靳接過來一看,正是自己親家的來信,信中全是替自己講話,不是求助外力是什麼?為之啞口無言。

段則怒衝衝地說:“你告訴張作霖,他是什麼東西,越來越不成體統了,公然敢幹涉北洋派的家事,他配算是北洋派的人嗎?他是什麼出身?他怎麼有的今天?他不過是個馬賊,我不提拔他就能有今天嗎!簡直不知輕重,越來越不像樣了。”靳站在段的面前,走也不是,坐也不是,一直等段罵夠了才鞠躬而退。

段祺瑞這次真的動了肝火,他不只對靳雲鵬生氣,甚至連徐樹錚也不接見,避居團河,宣稱此後不再過問內閣的事。

3月14日這天又發生了另外一樁事,那是安福系機關報《公言報》的一段新聞,新聞說:“三月七日陸軍部次長張志潭曾訪公府顧問日人青木中將,表示靳內閣願與日本直接交涉山東問題。”張志潭是靳雲鵬的智囊,這訊息是嫁禍於人的陰謀,想把全國所憎恨安福系主張直接和日本交涉山東問題轉嫁到靳雲鵬身上,讓靳成為全國人民所憤恨的物件。

安福系議員光雲錦、烏澤聲等根據《公言報》這條訊息在安福國會中提出質問,攻擊靳雲鵬陰謀賣國。好像安福系是多麼愛國,多麼反日。其實人人均知安福系就是親日系,他們如今為了打擊政敵,竟把自己的帽子套在別人頭上,實在是掩耳盜鈴!

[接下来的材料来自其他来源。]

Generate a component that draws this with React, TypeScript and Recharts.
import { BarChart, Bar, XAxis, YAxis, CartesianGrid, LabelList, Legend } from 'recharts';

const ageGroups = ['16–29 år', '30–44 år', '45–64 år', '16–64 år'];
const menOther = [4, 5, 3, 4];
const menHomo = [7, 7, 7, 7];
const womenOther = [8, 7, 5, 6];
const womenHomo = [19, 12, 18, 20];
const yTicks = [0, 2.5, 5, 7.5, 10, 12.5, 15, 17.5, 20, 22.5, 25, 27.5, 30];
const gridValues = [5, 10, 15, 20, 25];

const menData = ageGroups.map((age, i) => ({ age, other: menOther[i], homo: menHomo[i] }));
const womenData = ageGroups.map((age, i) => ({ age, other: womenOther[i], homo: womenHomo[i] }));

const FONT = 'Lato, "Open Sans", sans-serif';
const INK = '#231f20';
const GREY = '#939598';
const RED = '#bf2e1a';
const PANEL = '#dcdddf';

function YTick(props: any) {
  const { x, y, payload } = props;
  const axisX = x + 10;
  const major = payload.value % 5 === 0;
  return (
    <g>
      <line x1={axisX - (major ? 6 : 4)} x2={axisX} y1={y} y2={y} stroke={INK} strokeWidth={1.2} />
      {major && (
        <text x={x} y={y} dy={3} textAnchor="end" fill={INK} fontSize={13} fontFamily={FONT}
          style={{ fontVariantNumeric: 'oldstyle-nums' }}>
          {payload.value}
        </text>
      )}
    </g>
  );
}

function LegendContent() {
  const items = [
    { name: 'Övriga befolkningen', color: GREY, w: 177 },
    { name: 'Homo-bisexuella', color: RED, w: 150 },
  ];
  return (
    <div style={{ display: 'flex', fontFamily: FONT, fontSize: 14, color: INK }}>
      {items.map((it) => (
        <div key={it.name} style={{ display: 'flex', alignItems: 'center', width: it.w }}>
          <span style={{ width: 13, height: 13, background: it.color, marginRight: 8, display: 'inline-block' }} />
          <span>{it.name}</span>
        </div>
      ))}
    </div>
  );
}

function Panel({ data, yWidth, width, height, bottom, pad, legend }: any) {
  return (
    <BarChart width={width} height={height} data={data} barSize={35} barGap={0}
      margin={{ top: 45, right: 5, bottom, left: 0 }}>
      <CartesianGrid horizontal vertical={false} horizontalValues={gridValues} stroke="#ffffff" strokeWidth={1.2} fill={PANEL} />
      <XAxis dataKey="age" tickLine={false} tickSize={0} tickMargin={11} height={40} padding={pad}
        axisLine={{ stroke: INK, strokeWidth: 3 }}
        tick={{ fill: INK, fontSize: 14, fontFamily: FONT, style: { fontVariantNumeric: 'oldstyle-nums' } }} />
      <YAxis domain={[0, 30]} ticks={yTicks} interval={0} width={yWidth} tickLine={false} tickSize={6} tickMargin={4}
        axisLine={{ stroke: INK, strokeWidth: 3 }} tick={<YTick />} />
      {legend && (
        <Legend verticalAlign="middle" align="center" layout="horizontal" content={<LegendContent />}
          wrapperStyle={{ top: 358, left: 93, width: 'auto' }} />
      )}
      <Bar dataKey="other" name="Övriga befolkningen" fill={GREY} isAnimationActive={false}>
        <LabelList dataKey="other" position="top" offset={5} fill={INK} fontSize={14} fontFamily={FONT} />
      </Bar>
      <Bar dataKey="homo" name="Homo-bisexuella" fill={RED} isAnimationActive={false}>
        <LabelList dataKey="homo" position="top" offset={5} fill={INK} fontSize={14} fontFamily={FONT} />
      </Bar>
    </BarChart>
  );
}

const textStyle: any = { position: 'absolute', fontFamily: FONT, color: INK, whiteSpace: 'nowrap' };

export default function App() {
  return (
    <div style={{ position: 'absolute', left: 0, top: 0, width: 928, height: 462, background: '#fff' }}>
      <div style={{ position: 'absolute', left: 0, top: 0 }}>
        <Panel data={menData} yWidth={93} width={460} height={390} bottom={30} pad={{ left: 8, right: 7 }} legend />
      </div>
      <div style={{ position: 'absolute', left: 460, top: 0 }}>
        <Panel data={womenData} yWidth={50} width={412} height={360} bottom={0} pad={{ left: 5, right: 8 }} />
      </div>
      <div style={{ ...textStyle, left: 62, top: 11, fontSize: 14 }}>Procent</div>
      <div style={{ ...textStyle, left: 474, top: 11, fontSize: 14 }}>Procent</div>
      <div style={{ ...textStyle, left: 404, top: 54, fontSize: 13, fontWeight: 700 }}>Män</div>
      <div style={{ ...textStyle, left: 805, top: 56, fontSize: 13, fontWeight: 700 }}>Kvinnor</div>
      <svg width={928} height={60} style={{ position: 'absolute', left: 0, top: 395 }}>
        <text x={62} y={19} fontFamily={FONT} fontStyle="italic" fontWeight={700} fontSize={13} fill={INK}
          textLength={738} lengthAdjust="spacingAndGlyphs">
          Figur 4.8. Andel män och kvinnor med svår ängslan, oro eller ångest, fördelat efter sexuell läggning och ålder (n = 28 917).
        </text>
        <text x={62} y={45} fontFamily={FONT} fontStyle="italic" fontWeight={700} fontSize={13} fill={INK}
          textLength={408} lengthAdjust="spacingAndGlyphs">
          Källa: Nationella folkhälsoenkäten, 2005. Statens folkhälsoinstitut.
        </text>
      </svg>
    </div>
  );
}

當2月下旬,安福系曾有一個打算,想捧段祺瑞為副總統,以抵制徐世昌。老段這一個時期火氣很大,沒有人敢把這個意見去報告段。果然,在段知道這個訊息後,立刻斥拒。在段心目中,連總統也沒有放在他的眼中,他如何會對於副總統有興趣?

段很想用副總統為餌,作政治交易。過去本有推曹錕的醞釀,所以在3月上旬,他便授意安福系補選曹為副總統以挽救直軍撤防所造成的政治危機。也就是說如果曹錕接受當副總統,便要保證吳佩孚不撤防。曹錕這時對於副總統已經不感興趣了,因此八省同盟的督軍們也指使各該省籍的國會議員不得出席副總統的推舉會,安福國會雖開會要選舉副總統,可是卻兩度流產。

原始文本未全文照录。